Figure scripts:

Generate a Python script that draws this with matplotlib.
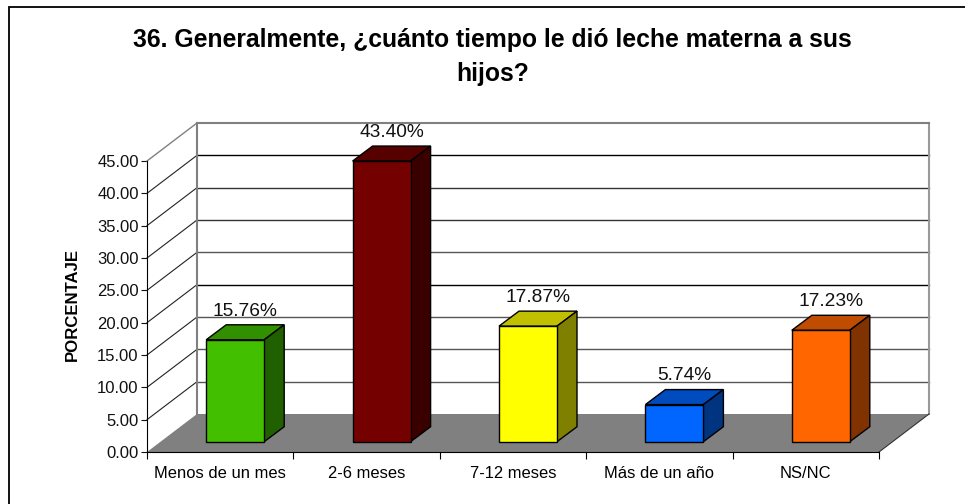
"""
36. Generalmente, ¿cuánto tiempo le dió leche materna a sus hijos?
Barras con aspecto 3D al estilo de Excel, dibujadas sobre ejes 2D.
"""

import matplotlib
matplotlib.use("Agg")
import matplotlib.pyplot as plt
from matplotlib.patches import Polygon, Rectangle

plt.rcParams['font.family'] = ['Liberation Sans', 'DejaVu Sans']

categorias = ['Menos de un mes', '2-6 meses', '7-12 meses', 'Más de un año', 'NS/NC']
valores = [15.76, 43.40, 17.87, 5.74, 17.23]
etiquetas = ['15.76%', '43.40%', '17.87%', '5.74%', '17.23%']
ticks_y = [0, 5, 10, 15, 20, 25, 30, 35, 40, 45]

color_frente = ['#42C000', '#750000', '#FFFF00', '#0066FF', '#FF6600']
color_tapa = ['#319000', '#560000', '#C0C000', '#004CBF', '#BF4C00']
color_lado = ['#216000', '#3A0000', '#808000', '#003380', '#803300']
color_grid = ['#555555', '#555555', '#555555', '#000000', '#555555', '#333333', '#333333', '#000000']

fig = plt.figure(figsize=(9.65, 5.04), dpi=100)
ax = fig.add_axes([147 / 965, 1 - 452 / 504, 732 / 965, 291 / 504])
ax.set_xlim(0, 5)
ax.set_ylim(0, 45)

# Profundidad del grafico en unidades de datos
prof_x = 50 / 146.4
prof_y = 38 / 6.467
ancho = 58 / 146.4
bar_px = 20 / 146.4
bar_py = 15 / 6.467
base_x = 15 / 146.4
base_y = 10.3 / 6.467

# Suelo gris
ax.add_patch(Polygon([(0, 0), (5, 0), (5 + prof_x, prof_y), (prof_x, prof_y)],
                     closed=True, fc='#808080', ec='none', clip_on=False, zorder=1))

# Lineas de la cuadricula, en la pared y al fondo
for t, color in zip(ticks_y[1:-1], color_grid):
    ax.plot([0, prof_x], [t, t + prof_y], color='#222222', lw=0.8, clip_on=False, zorder=2)
    ax.plot([prof_x, 5 + prof_x], [t + prof_y, t + prof_y], color=color, lw=1.0,
            clip_on=False, zorder=2)

# Borde de las paredes
ax.plot([0, prof_x], [45, 45 + prof_y], color='#808080', lw=1.0, clip_on=False, zorder=2)
ax.plot([prof_x, prof_x], [prof_y, 45 + prof_y], color='#808080', lw=1.5, clip_on=False, zorder=2)
ax.plot([5 + prof_x, 5 + prof_x], [prof_y, 45 + prof_y], color='#999999', lw=1.5, clip_on=False, zorder=2)
ax.plot([prof_x, 5 + prof_x], [45 + prof_y, 45 + prof_y], color='#808080', lw=1.5, clip_on=False, zorder=2)
ax.plot([5, 5 + prof_x], [0, prof_y], color='#333333', lw=0.8, clip_on=False, zorder=2)

# Barras
for i, v in enumerate(valores):
    x0 = i + 0.5 + base_x - ancho / 2
    x1 = x0 + ancho
    y0 = base_y
    y1 = base_y + v
    ax.add_patch(Polygon([(x0, y1), (x1, y1), (x1 + bar_px, y1 + bar_py), (x0 + bar_px, y1 + bar_py)],
                         closed=True, fc=color_tapa[i], ec='black', lw=1, clip_on=False, zorder=3))
    ax.add_patch(Polygon([(x1, y0), (x1 + bar_px, y0 + bar_py), (x1 + bar_px, y1 + bar_py), (x1, y1)],
                         closed=True, fc=color_lado[i], ec='black', lw=1, clip_on=False, zorder=3))
    ax.add_patch(Rectangle((x0, y0), ancho, v, fc=color_frente[i], ec='black', lw=1,
                           clip_on=False, zorder=4))
    ax.text((x0 + x1) / 2 + 10 / 146.4, y1 + bar_py + 0.8, etiquetas[i], ha='center', va='bottom',
            fontsize=13.8, color='#111111', clip_on=False, zorder=5)

# Ejes
for lado in ['top', 'right']:
    ax.spines[lado].set_visible(False)
for lado in ['left', 'bottom']:
    ax.spines[lado].set_linewidth(0.8)
    ax.spines[lado].set_zorder(6)
ax.set_facecolor('none')
ax.set_yticks(ticks_y)
ax.set_yticklabels([f'{t:.2f}' for t in ticks_y])
ax.set_xticks(range(6))
ax.set_xticklabels([])
ax.set_xticks([i + 0.5 for i in range(5)], minor=True)
ax.set_xticklabels(categorias, minor=True)
ax.tick_params(axis='x', which='minor', length=0, labelsize=11.9, pad=10)
ax.tick_params(axis='x', which='major', length=5, width=0.8)
ax.tick_params(axis='y', length=4, width=0.8, labelsize=12, pad=2, colors='#111111')
fig.text(72 / 965, 1 - 304.5 / 504, 'PORCENTAJE', rotation=90, ha='center', va='center',
         fontsize=12.1, fontweight='bold')

# Titulo
fig.text(492.5 / 965, 1 - 57 / 504,
         '36. Generalmente, ¿cuánto tiempo le dió leche materna a sus\nhijos?',
         ha='center', va='center', fontsize=17.8, fontweight='bold', linespacing=1.5)

# Marco exterior: solo se ven los lados superior e izquierdo
fig.add_artist(Rectangle((9 / 965, -0.02), 1.02, 1 - 6.5 / 504 + 0.02, transform=fig.transFigure,
                         fc='none', ec='black', lw=1.3))

fig.savefig('out.png', dpi=100)
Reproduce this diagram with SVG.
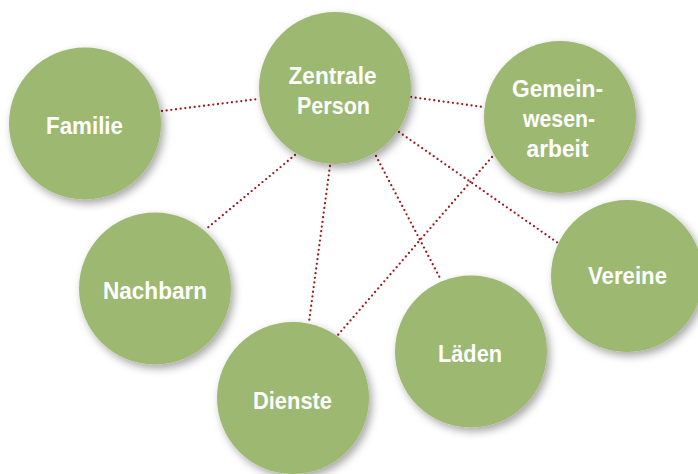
<svg xmlns="http://www.w3.org/2000/svg" width="698" height="474" viewBox="0 0 698 474">
<defs>
<filter id="sh" x="-30%" y="-30%" width="160%" height="160%">
<feDropShadow dx="3" dy="4" stdDeviation="4" flood-color="#000" flood-opacity="0.35"/>
</filter>
<style>
.n{fill:#9db871;filter:url(#sh)}
.t{fill:#fff;font-family:"Liberation Sans",Arial,sans-serif;font-weight:bold;font-size:23.5px;text-anchor:middle}
.c line{stroke:#9a1c1f;stroke-width:2.3;stroke-linecap:round;stroke-dasharray:0 4.7;fill:none}
</style>
</defs>
<rect width="698" height="474" fill="#fff"/>
<g id="connectors" class="c">
<line x1="162" y1="111" x2="258" y2="99"/>
<line x1="411" y1="97" x2="483" y2="107"/>
<line x1="295" y1="155" x2="205" y2="230"/>
<line x1="330" y1="166" x2="309" y2="322"/>
<line x1="376" y1="156" x2="441" y2="280"/>
<line x1="399" y1="132" x2="558" y2="243"/>
<line x1="492" y1="157" x2="337" y2="336"/>
</g>
<g id="zentrale"><circle class="n" cx="335" cy="88" r="76"/><text class="t" x="332.5" y="83.5" textLength="88" lengthAdjust="spacingAndGlyphs">Zentrale</text><text class="t" x="333.5" y="113.5" textLength="73" lengthAdjust="spacingAndGlyphs">Person</text></g>
<g id="familie"><circle class="n" cx="85" cy="123.5" r="76"/><text class="t" x="84.5" y="133.5" textLength="77" lengthAdjust="spacingAndGlyphs">Familie</text></g>
<g id="gemeinwesenarbeit"><circle class="n" cx="560" cy="117" r="76"/><text class="t" x="557.5" y="97" textLength="91" lengthAdjust="spacingAndGlyphs">Gemein-</text><text class="t" x="559" y="127" textLength="72" lengthAdjust="spacingAndGlyphs">wesen-</text><text class="t" x="557.5" y="157" textLength="62" lengthAdjust="spacingAndGlyphs">arbeit</text></g>
<g id="nachbarn"><circle class="n" cx="155" cy="288.5" r="76"/><text class="t" x="155" y="298.5" textLength="104" lengthAdjust="spacingAndGlyphs">Nachbarn</text></g>
<g id="vereine"><circle class="n" cx="627" cy="276" r="76"/><text class="t" x="627.5" y="283.5" textLength="79" lengthAdjust="spacingAndGlyphs">Vereine</text></g>
<g id="laeden"><circle class="n" cx="471" cy="351.5" r="76"/><text class="t" x="470" y="361.5" textLength="64" lengthAdjust="spacingAndGlyphs">Läden</text></g>
<g id="dienste"><circle class="n" cx="293" cy="398" r="76"/><text class="t" x="292.5" y="408.5" textLength="79" lengthAdjust="spacingAndGlyphs">Dienste</text></g>
</svg>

• [What this task involves]: Write out again, exactly, the lines from the start of the listing up to the line containing "ax.set_ylim(0, 45)", with both ends and without pictures.

• [Written answer]:
Generate a Python script that draws this with matplotlib.
"""
36. Generalmente, ¿cuánto tiempo le dió leche materna a sus hijos?
Barras con aspecto 3D al estilo de Excel, dibujadas sobre ejes 2D.
"""

import matplotlib
matplotlib.use("Agg")
import matplotlib.pyplot as plt
from matplotlib.patches import Polygon, Rectangle

plt.rcParams['font.family'] = ['Liberation Sans', 'DejaVu Sans']

categorias = ['Menos de un mes', '2-6 meses', '7-12 meses', 'Más de un año', 'NS/NC']
valores = [15.76, 43.40, 17.87, 5.74, 17.23]
etiquetas = ['15.76%', '43.40%', '17.87%', '5.74%', '17.23%']
ticks_y = [0, 5, 10, 15, 20, 25, 30, 35, 40, 45]

color_frente = ['#42C000', '#750000', '#FFFF00', '#0066FF', '#FF6600']
color_tapa = ['#319000', '#560000', '#C0C000', '#004CBF', '#BF4C00']
color_lado = ['#216000', '#3A0000', '#808000', '#003380', '#803300']
color_grid = ['#555555', '#555555', '#555555', '#000000', '#555555', '#333333', '#333333', '#000000']

fig = plt.figure(figsize=(9.65, 5.04), dpi=100)
ax = fig.add_axes([147 / 965, 1 - 452 / 504, 732 / 965, 291 / 504])
ax.set_xlim(0, 5)
ax.set_ylim(0, 45)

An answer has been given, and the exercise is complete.